:: EXCERPTED DATA ::
___
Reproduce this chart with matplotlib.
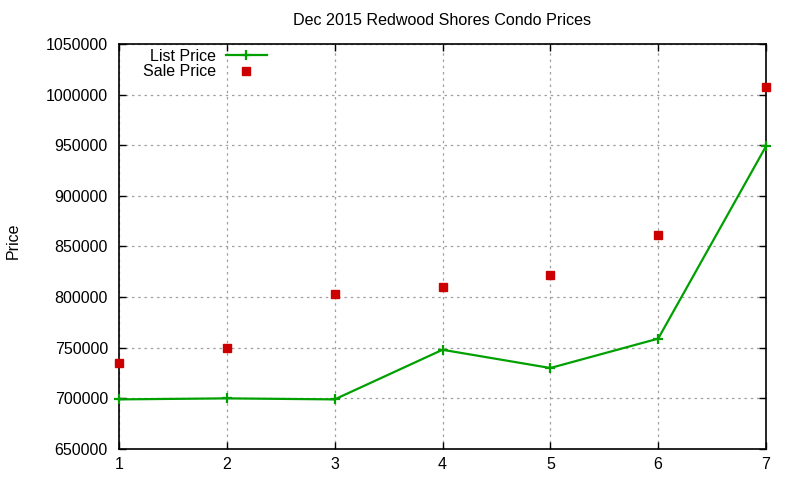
import matplotlib
matplotlib.use('Agg')

import matplotlib.pyplot as plt

# Data
weeks = [1, 2, 3, 4, 5, 6, 7]
list_price = [699000, 700000, 699000, 748000, 730000, 759000, 949000]
sale_price = [735000, 750000, 803000, 810000, 822000, 861000, 1007500]
yticks = [650000, 700000, 750000, 800000, 850000, 900000, 950000, 1000000, 1050000]

plt.rcParams['font.family'] = ['Liberation Sans', 'DejaVu Sans']

fig = plt.figure(figsize=(8, 4.8), dpi=100)
ax = fig.add_axes([119 / 800, 1 - 449 / 480, (766 - 119) / 800, (449 - 44) / 480])

ax.plot(weeks, list_price, color='#00a000', lw=1.6, marker='+',
        markersize=7, markeredgewidth=1.6, label='List Price', clip_on=False, zorder=3)
ax.plot(weeks, sale_price, color='#cc0000', lw=0, marker='s',
        markersize=6, label='Sale Price', clip_on=False, zorder=3)

ax.set_xlim(1, 7)
ax.set_ylim(650000, 1050000)
ax.set_xticks(weeks)
ax.set_yticks(yticks)
ax.set_yticklabels([str(v) for v in yticks])

ax.grid(True, color='#a0a0a0', linestyle=(0, (2, 3)), lw=0.9)
ax.tick_params(direction='in', length=5, width=1, top=True, right=True,
               labelsize=11.5, colors='black')
ax.tick_params(axis='y', pad=8)
ax.tick_params(axis='x', pad=6)
for s in ax.spines.values():
    s.set_linewidth(1.2)

ax.set_title('Dec 2015 Redwood Shores Condo Prices', fontsize=11.6, pad=14)
ax.set_ylabel('Price', fontsize=11.5)
ax.yaxis.set_label_coords(-0.152, 0.515)

ax.legend(loc='upper left', bbox_to_anchor=(0.022, 1.0125), frameon=False,
          markerfirst=False, fontsize=11.5, handlelength=2.6, handletextpad=0.6,
          labelspacing=0.05, borderaxespad=0.2)

plt.savefig('out.png', dpi=100)
plt.close()
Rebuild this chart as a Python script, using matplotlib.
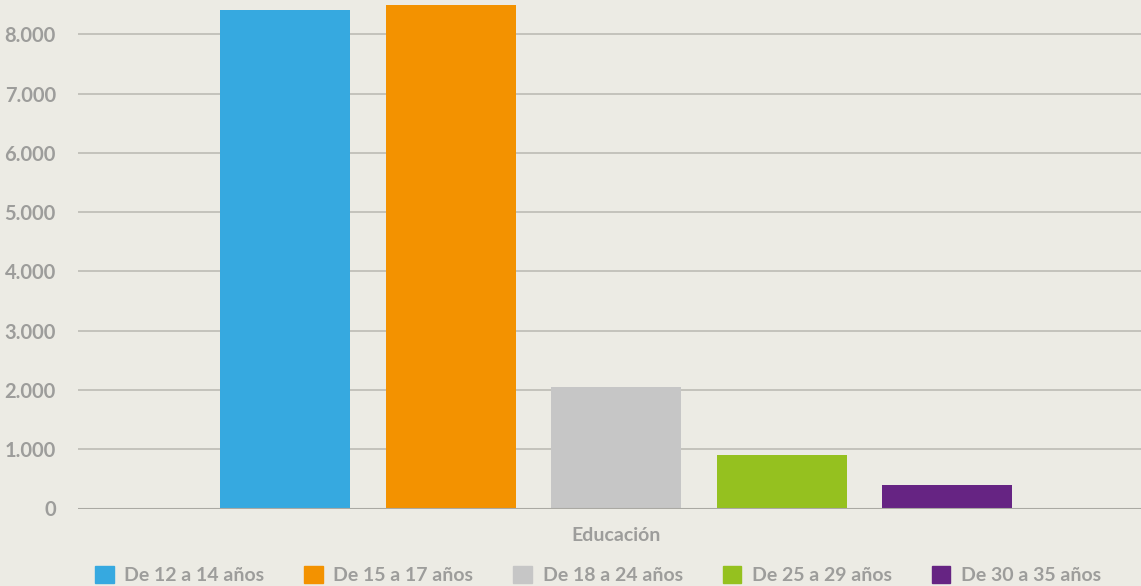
___
:: EXERCISE AIM ::
Write out each line of the listing above, exactly, from its first line to the line holding "import matplotlib.pyplot as plt", inclusive. Skip the pictures.

:: SOLUTION FOR THIS TASK ::
Reproduce this chart with matplotlib.
import matplotlib
matplotlib.use('Agg')

import matplotlib.pyplot as plt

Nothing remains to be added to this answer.